St John’s Waterloo held the event with the Inclusive Mosque Initiative. Reverend Giles Goddard is accused of breaching canonical law, which states ‘while ministers have considerable liturgical freedom under Canon B 5, they are charged to ensure such services are ‘neither contrary to, nor indicative of any departure from, the doctrine of the Church of England in any essential matter’.
Rev Goddard rejected any notion of a breach of canonical law because it was not officially a Church of England event. In an interview, Rev Goddard placed the imperative on interfaith unity: “I certainly want to continue to work to develop strong and meaningful interfaith dialogue, to work to celebrate the things that bring us together instead of hearing so much about the things that divide us,” he said.
Dr Amina Wadud, a female professor and expert on Islam, led the main worship after the traditional call to prayer. As the event closed, Rev Goddard read part of Psalm 139, telling the congregation: “This is from the Hebrew scripture … we all share these great traditions, so let us celebrate our shared traditions, by giving thanks to the God that we love, Allah.”
The event was also open to all faiths and none, it offered a chance to bridge gaps and find commonality in a deep and altruistic love of God.
Yet, for the conservative Anglican mainstream blog, Rev Richard Syms criticised in blog, one of his many criticisms included that ‘inclusive Mosques and multi faith services are not the actions of prophets but of poodles of the secular liberal establishment’.

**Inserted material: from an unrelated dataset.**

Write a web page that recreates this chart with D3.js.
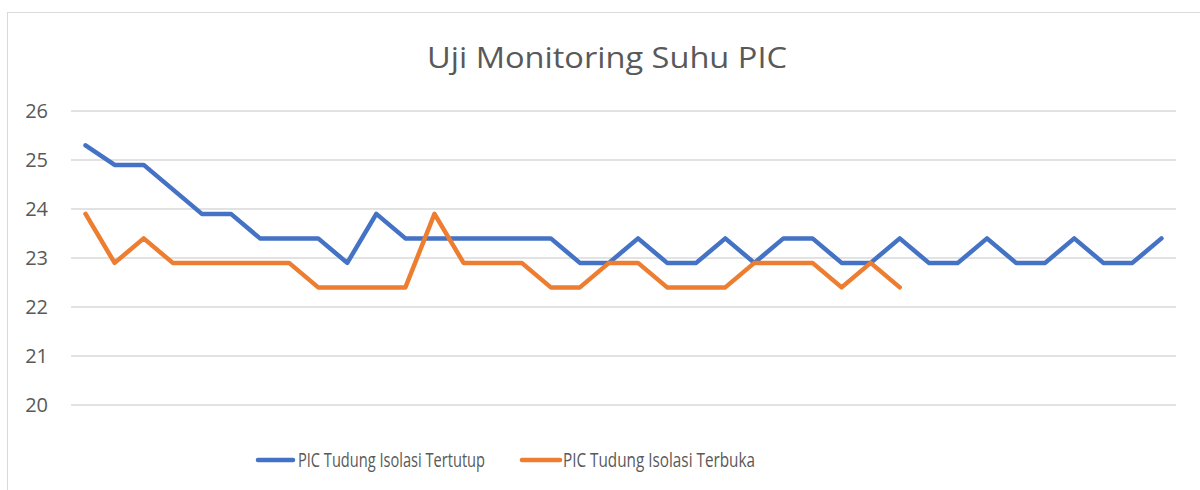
<!DOCTYPE html>
<html>
<head>
<meta charset="utf-8">
<script src="https://cdn.jsdelivr.net/npm/d3@7"></script>
<style>
  html, body { margin: 0; padding: 0; background: #fff; }
  svg { display: block; }
  text { font-family: "Open Sans", "Liberation Sans", sans-serif; fill: #595959; }
</style>
</head>
<body>
<svg id="chart" width="1200" height="490"></svg>
<script>
const title = "Uji Monitoring Suhu PIC";
const seriesNames = ["PIC Tudung Isolasi Tertutup", "PIC Tudung Isolasi Terbuka"];
const tertutup = [25.3, 24.9, 24.9, 24.4, 23.9, 23.9, 23.4, 23.4, 23.4, 22.9,
  23.9, 23.4, 23.4, 23.4, 23.4, 23.4, 23.4, 22.9, 22.9, 23.4,
  22.9, 22.9, 23.4, 22.9, 23.4, 23.4, 22.9, 22.9, 23.4, 22.9,
  22.9, 23.4, 22.9, 22.9, 23.4, 22.9, 22.9, 23.4];
const terbuka = [23.9, 22.9, 23.4, 22.9, 22.9, 22.9, 22.9, 22.9, 22.4, 22.4,
  22.4, 22.4, 23.9, 22.9, 22.9, 22.9, 22.4, 22.4, 22.9, 22.9,
  22.4, 22.4, 22.4, 22.9, 22.9, 22.9, 22.4, 22.9, 22.4];
const yTicks = [20, 21, 22, 23, 24, 25, 26];
const categories = tertutup.map((d, i) => i + 1);
const colors = ["#4472C4", "#ED7D31"];

const svg = d3.select("#chart");

// chart border
svg.append("rect").attr("x", 7.5).attr("y", 12.5).attr("width", 1200).attr("height", 490)
  .attr("fill", "none").attr("stroke", "#D9D9D9").attr("stroke-width", 1);

const plotLeft = 71, plotRight = 1176;
const x = d3.scaleBand().domain(categories).range([plotLeft, plotRight]);
const y = d3.scaleLinear().domain([20, 26]).range([405, 111]);
const cx = d => x(d) + x.bandwidth() / 2;

// gridlines
svg.append("g").selectAll("line").data(yTicks).join("line")
  .attr("x1", plotLeft).attr("x2", plotRight)
  .attr("y1", d => y(d)).attr("y2", d => y(d))
  .attr("stroke", "#D9D9D9").attr("stroke-width", 1.5);

// y axis labels
const yAxis = d3.axisLeft(y).tickValues(yTicks).tickSize(0).tickPadding(0).tickFormat(d3.format("d"));
const ga = svg.append("g").attr("transform", "translate(48,0)").call(yAxis);
ga.select(".domain").remove();
ga.selectAll("text").attr("font-size", 20).style("fill", "#595959")
  .attr("font-family", "\"Open Sans\", sans-serif").attr("dy", "0.3em");

// lines
const line = d3.line().x((d, i) => cx(categories[i])).y(d => y(d));
[tertutup, terbuka].forEach((s, k) => {
  svg.append("path").datum(s).attr("d", line)
    .attr("fill", "none").attr("stroke", colors[k]).attr("stroke-width", 4.5)
    .attr("stroke-linejoin", "round").attr("stroke-linecap", "round");
});

// title
svg.append("text").attr("x", 607).attr("y", 68).attr("text-anchor", "middle")
  .attr("font-size", 29).attr("textLength", 360).attr("lengthAdjust", "spacingAndGlyphs")
  .text(title);

// legend
const legend = [
  { x1: 258, x2: 293, tx: 298, tl: 187 },
  { x1: 522, x2: 560, tx: 563, tl: 192 }
];
legend.forEach((l, k) => {
  svg.append("line").attr("x1", l.x1).attr("x2", l.x2).attr("y1", 460).attr("y2", 460)
    .attr("stroke", colors[k]).attr("stroke-width", 4.5).attr("stroke-linecap", "round");
  svg.append("text").attr("x", l.tx).attr("y", 467).attr("font-size", 20)
    .attr("textLength", l.tl).attr("lengthAdjust", "spacingAndGlyphs")
    .text(seriesNames[k]);
});
</script>
</body>
</html>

Other conservative clergy criticised the decision in light of Christian persecution in the Middle East. But as Hisham Melham noted:
“At the turn of the twentieth century the Christians accounted for 20 to 25 percent of the population of the Middle East. Today they are barely 2 percent. Their numbers have been declining steadily because of low birth rates, and emigration for economic reasons; but many have been forced to leave because of violence and wars, and as a result of overt discrimination, and persecution.”
Is it also offensive to ‘equate the Christian God with Allah?’ In a podcast discussing the role of Jesus in Islam, one of Britain’s most foremost scholars, Tim Winter (Sheikh Abdal Hakim Murad) stated:
“The word Muslim simply means someone doing Islam, which ultimately in the Arabic language just means somebody who submits to God. So to call Jesus a Muslim, is not to say, for an Arabic speaker, who is also a Christian particularly offensive. Every religious person who believes in God seeks to submit to God.”
Rev Stephen Kuhrt, Vicar of Christ Church, New Malden, said: “I am appalled by Islamophobia and when people whip up an anti-Muslim frenzy but the vicar of St John’s Waterloo has done something that is completely illegal, which is to allow an Islamic service to be held in his church and then he has participated as well.”
Yet, there is a deeper tension sitting below the headlines, between liberal and Christian voices, after all, some already drew ire at St John’s Waterloo because it holds “thanksgiving” services for same-sex civil partnerships and marriages.
Muslim prayers inside a church should act as a point of education, not tension.